Devotion - May 20, 2018 - FIRST DECORATION DAY

MEMORIAL DAY WAS FIRST HELD

Proverbs 22:28 (KJV), "Remove not the ancient landmark, which thy fathers have set."

Next week marks our countries annual observance of MEMORIAL DAY.  No matter who actually laid the first wreath or bouquet of flowers on a soldier's grave, let us not forget those who have paid the ultimate sacrifice so we can grill out, spend time with our families, shop and so much more.  Can we, this year, stop and REMEMBER those whose loved ones will not be with them because they died for our freedoms?  Display your American flag high and proudly!

History would have us believe that on May 5, 1868, Major General John A. Logan of the Grand Army of the Republic (an organization made up of Union Veterans) set aside May 30th as Decoration Day to commemorate fallen soldiers by adorning their graves with flowers. General Logan’s order declared: “We should guard their graves with sacred vigilance….Let pleasant paths invite the coming and going of reverent visitors and fond mourners. Let no neglect, no ravages of time, testify to the present or to the coming generations that we have forgotten as a people the cost of a free and undivided republic.”

However, the decoration of graves actually began before General Logan’s official order, and some two dozen locations claim to be the site of the first Memorial Day observance. The majority of these sites are in the South, where most of the casualties of the War Between the States are buried.

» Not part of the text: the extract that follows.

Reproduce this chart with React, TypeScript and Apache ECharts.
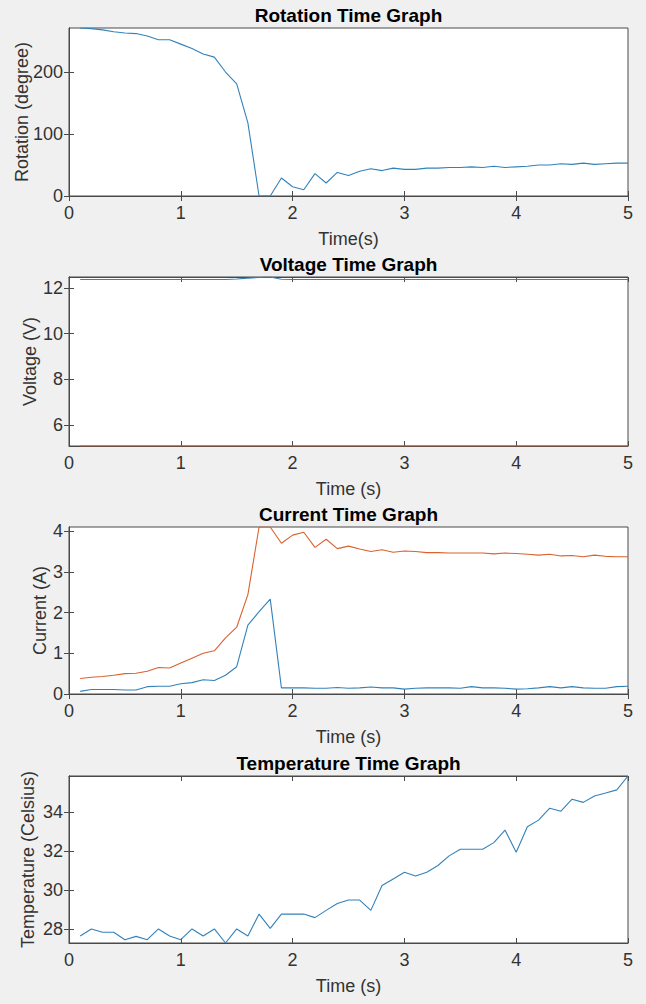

For example, both Macon and Columbus, Georgia, as well as Richmond, Virginia, each claim to have begun Memorial Day in 1866; and Boalsburg, Pennsylvania, claims that it held the first observance in 1864.  However, one of the first documented sites to hold a tribute to the War Between the States dead took place in Columbus, Mississippi on April 25, 1866.  A group of women who were placing flowers on the graves of Confederate soldiers (casualties of the battle at Shiloh) noticed the destitute graves of the Union soldiers and also decorated their graves with flowers.  The first community-wide observance occurred in Waterloo, New York, on May 5, 1866, with a ceremony to honor local Civil War veterans. (A century later in 1966, President Lyndon Baines Johnson and Congress declared Waterloo to be the “birthplace” of Memorial Day because of that earlier observance.)

The Blue And The Gray
Francis Miles Finch (1827-1907)
Inspired by this event in Columbus, MS.

By the flow of the inland river,
    Whence the fleets of iron have fled,
Where the blades of the grave-grass quiver,
    Asleep are the ranks of the dead:
      Under the sod and the dew,
        Waiting the judgment-day;
      Under the one, the Blue,
        Under the other, the Gray

These in the robings of glory,
    Those in the gloom of defeat,
All with the battle-blood gory,
    In the dusk of eternity meet:
      Under the sod and the dew,
        Waiting the judgement-day
      Under the laurel, the Blue,
        Under the willow, the Gray.

From the silence of sorrowful hours
    The desolate mourners go,
Lovingly laden with flowers
    Alike for the friend and the foe;
      Under the sod and the dew,
        Waiting the judgement-day;
      Under the roses, the Blue,
        Under the lilies, the Gray.

So with an equal splendor,
    The morning sun-rays fall,
With a touch impartially tender,
    On the blossoms blooming for all:
      Under the sod and the dew,
        Waiting the judgment-day;
      Broidered with gold, the Blue,
        Mellowed with gold, the Gray.

So, when the summer calleth,
On forest and field of grain,
With an equal murmur falleth
    The cooling drip of the rain:
      Under the sod and the dew,
        Waiting the judgment -day,
      Wet with the rain, the Blue
        Wet with the rain, the Gray.

Sadly, but not with upbraiding,
    The generous deed was done,
In the storm of the years that are fading
    No braver battle was won:
      Under the sod and the dew,
        Waiting the judgment-day;
      Under the blossoms, the Blue,
        Under the garlands, the Gray

No more shall the war cry sever,
    Or the winding rivers be red;
They banish our anger forever
    When they laurel the graves of our dead!
      Under the sod and the dew,
        Waiting the judgment-day,
      Love and tears for the Blue,
        Tears and love for the Gray.